# REQUEST
Look through the data and write out every line with the word "that" in it.

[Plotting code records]
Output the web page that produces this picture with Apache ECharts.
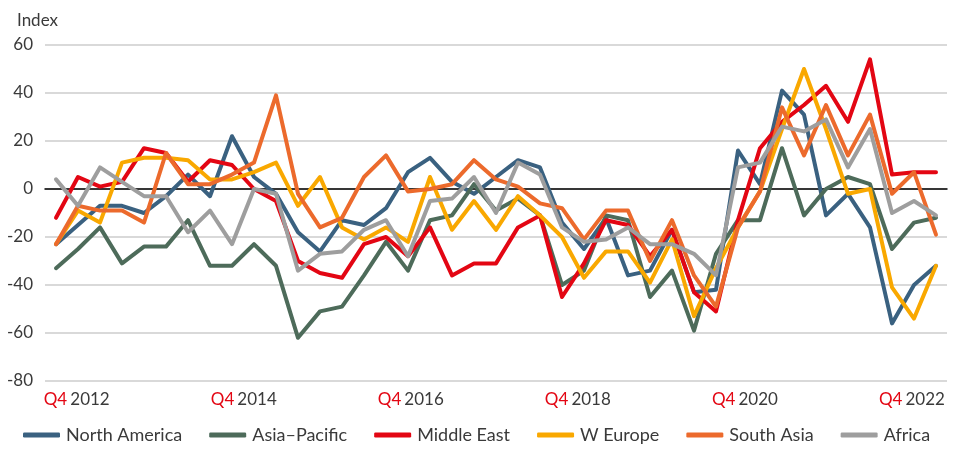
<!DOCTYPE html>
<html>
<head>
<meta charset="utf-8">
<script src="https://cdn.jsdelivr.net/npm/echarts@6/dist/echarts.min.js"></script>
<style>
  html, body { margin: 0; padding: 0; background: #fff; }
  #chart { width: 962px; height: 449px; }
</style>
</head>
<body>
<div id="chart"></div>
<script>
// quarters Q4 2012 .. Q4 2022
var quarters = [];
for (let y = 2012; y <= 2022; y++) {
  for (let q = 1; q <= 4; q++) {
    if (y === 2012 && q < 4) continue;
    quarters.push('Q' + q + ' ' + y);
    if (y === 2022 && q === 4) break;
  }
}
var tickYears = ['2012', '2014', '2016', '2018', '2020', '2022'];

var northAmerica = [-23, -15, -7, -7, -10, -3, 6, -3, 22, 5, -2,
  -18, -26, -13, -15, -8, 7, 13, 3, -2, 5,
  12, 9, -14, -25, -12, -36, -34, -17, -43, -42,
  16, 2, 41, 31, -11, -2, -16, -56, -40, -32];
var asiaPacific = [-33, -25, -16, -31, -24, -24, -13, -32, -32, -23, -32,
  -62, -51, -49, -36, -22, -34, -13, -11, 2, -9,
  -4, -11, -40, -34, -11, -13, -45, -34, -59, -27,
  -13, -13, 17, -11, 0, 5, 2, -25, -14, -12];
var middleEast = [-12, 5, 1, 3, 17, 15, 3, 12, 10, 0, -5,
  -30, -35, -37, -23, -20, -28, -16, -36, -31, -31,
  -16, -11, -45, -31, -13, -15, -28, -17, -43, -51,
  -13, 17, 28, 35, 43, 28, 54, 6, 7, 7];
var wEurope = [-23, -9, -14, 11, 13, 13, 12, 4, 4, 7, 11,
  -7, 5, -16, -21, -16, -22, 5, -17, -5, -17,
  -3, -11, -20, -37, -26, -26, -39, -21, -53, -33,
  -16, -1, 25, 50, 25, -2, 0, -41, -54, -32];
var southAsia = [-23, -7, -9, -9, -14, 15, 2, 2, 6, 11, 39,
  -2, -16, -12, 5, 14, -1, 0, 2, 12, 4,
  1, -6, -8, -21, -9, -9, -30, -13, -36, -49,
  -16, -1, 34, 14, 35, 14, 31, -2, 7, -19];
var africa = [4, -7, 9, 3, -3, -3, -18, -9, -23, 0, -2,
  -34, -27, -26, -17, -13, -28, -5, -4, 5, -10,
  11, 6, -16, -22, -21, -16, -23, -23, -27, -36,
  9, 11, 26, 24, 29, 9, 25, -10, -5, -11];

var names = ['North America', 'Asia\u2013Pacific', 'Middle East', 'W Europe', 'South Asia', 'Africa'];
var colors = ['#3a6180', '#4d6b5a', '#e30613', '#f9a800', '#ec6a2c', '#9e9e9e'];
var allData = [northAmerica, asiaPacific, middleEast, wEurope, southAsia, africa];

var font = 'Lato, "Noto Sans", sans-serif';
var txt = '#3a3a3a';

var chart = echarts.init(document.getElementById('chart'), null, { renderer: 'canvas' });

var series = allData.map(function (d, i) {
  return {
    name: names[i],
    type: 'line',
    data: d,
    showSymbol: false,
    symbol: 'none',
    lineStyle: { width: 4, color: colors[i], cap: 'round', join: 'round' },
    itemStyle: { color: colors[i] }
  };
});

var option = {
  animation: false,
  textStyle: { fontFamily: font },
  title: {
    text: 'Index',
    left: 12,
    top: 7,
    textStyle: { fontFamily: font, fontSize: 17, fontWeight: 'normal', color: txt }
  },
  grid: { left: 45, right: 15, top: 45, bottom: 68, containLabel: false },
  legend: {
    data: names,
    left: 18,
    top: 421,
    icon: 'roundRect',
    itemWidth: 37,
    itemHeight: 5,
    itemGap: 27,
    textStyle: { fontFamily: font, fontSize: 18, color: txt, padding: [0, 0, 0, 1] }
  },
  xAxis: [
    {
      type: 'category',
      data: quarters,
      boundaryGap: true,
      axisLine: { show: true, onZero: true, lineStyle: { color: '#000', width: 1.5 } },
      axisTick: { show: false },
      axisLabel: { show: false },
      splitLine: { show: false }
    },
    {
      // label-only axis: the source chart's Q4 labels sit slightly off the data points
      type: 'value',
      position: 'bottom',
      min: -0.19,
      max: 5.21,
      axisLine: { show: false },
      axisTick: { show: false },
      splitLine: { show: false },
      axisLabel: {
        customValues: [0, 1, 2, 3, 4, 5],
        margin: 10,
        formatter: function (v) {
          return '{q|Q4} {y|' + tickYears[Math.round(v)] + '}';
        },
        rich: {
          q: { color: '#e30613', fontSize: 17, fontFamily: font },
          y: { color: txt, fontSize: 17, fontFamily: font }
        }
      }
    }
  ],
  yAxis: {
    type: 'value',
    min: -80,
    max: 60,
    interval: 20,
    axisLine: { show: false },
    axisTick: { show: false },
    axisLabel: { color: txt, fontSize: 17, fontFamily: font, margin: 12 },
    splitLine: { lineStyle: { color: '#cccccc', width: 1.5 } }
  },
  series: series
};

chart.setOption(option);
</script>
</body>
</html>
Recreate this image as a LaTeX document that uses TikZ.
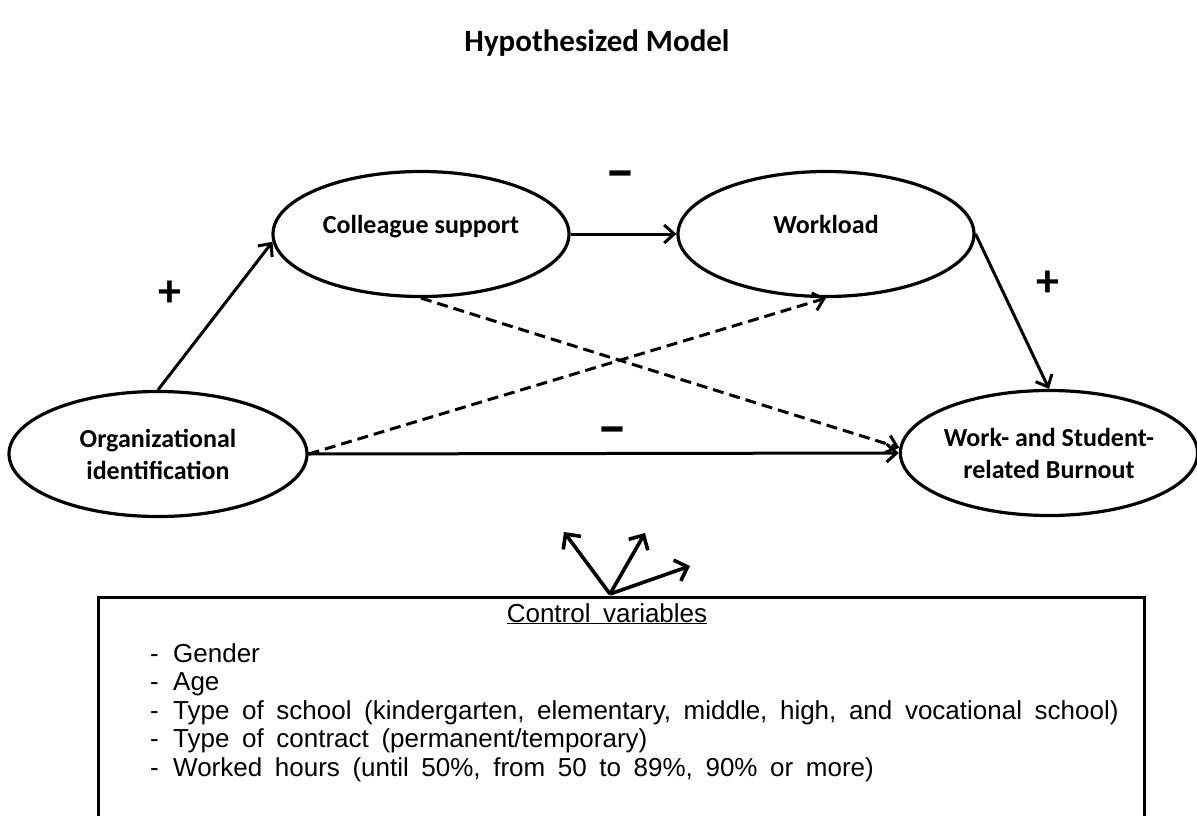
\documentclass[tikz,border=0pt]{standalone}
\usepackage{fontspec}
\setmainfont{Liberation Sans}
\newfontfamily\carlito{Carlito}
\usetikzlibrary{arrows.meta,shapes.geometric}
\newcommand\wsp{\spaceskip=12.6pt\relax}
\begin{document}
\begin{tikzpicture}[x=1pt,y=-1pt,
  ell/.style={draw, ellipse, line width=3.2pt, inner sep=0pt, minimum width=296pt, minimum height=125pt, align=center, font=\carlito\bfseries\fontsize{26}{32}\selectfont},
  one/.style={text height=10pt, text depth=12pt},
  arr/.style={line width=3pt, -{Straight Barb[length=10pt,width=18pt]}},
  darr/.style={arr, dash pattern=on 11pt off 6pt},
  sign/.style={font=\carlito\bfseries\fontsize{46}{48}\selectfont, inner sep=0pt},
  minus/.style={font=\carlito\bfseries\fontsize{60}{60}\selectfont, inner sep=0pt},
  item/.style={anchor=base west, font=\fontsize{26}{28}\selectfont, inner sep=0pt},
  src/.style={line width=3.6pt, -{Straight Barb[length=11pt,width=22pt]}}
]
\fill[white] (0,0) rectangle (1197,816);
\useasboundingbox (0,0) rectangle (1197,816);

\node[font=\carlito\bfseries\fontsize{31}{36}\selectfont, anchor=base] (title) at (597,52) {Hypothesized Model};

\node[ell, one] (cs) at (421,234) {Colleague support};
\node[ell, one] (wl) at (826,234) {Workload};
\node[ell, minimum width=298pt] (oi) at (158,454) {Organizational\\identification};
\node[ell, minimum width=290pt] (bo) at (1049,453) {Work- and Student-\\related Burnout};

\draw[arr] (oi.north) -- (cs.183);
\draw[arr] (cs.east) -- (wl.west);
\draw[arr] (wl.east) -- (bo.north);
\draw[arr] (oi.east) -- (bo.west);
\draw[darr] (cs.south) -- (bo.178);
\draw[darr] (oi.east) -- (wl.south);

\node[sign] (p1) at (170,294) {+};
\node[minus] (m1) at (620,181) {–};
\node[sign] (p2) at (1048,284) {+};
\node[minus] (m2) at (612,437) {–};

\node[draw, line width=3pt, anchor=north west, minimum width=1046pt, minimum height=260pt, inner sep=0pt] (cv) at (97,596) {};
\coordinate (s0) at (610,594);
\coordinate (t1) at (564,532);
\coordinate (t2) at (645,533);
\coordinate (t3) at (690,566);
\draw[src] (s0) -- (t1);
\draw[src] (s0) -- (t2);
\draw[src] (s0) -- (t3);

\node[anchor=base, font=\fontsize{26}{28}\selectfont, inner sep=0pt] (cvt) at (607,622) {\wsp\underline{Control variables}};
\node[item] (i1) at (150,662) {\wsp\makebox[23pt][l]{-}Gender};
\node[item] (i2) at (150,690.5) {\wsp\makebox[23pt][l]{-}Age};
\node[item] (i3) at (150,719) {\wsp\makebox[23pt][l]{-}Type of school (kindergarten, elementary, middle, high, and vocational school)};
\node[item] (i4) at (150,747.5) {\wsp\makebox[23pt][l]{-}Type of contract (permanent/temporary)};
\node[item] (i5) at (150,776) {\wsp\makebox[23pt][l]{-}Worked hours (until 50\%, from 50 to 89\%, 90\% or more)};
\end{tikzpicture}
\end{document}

# FULL RESPONSE
Output the web page that produces this picture with Apache ECharts.
Recreate this image as a LaTeX document that uses TikZ.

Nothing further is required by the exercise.